I also believe Chris Paul signed off on the controversial strategy. Before the NBA Finals, a gushing Paul vowed to “get Ayton a bag.” Yet before Wednesday’s game, Paul took a hardline stance, telling Ayton to control what he can control. His turnaround was so dramatic that it earned criticism from former pro Kendrick Perkins, who said Paul’s priorities seemed to change as soon as the Suns point guard filled up his own bag.
That’s not Paul’s style. But his mindset might’ve been altered during the NBA Finals, when Ayton hit the wall trying to defend the superhero named Giannis, when the Suns squandered a 2-0 Finals lead that left Paul without a ring on his Hall of Fame career.
Paul’s voice echoes loudly in this organization. If he felt it necessary to reward Ayton before his fourth professional season, he could’ve made the deal happen. He chose a different route, showing no signs of unhappiness with the organization. Which is telling.
The Suns are playing with fire. They are also banking that Ayton’s unhappiness will not turn him into Ben Simmons; that he respects and loves his teammates too much to sabotage a second championship run; that the presence of backup JaVale McGee will prevent any sulking, which could lead to a serious loss of playing time; that Monty Williams is the perfect coach to help Ayton navigate his feelings of betrayal; and that Ayton will find the requisite professionalism in the wake of personal disappointment.
After all, he will have already earned $40 million after this season, partly because the Suns thought highly enough of him to draft him No. 1 overall. And in a worst-case scenario, Ayton’s postseason performance and his contractual status make him very tradeable.

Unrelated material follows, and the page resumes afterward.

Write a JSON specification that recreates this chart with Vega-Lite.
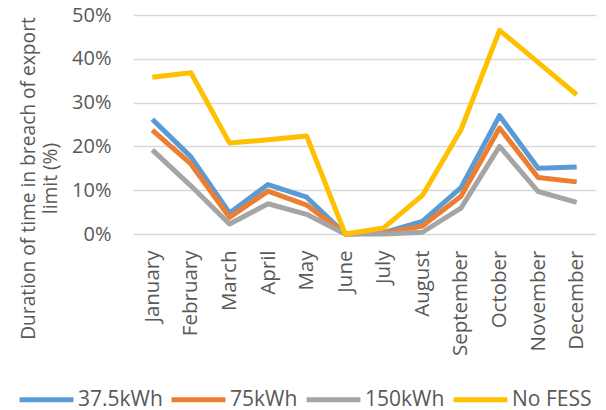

But it’s the perspective and not the money that matters. Ayton now believes that others seem to value him more than his own bosses, despite the sacrifices he made last season and the quantum leaps he took in the postseason.
Either way, this is will be a lingering shadow all season long, resurfacing and distracting after games when Ayton utterly dominates and in games when Ayton curiously struggles.
“Well, I’m hoping he’s pissed off about not getting a contract extension,” Nuggets coach Michael Malone told reporters before Wednesday’s game.
This is why the next three years will be extremely important to Sarver’s legacy. The Suns couldn’t break through with Charles Barkley, and the real shame wasn’t losing all three home games and the NBA Finals to Michael Jordan’s Bulls in 1993. It was failing to win a title after Jordan retired. Same with Steve Nash’s Suns, a team that sparked a revolution and changed the NBA forever yet failed to reach the NBA Finals.
This group must be the one that defies disappointment because they will not be denied. This group must find a way to push a 53-year old franchise across the finish line and into the winner’s circle.
Either way, buckle up. It’s about to get crazy around here.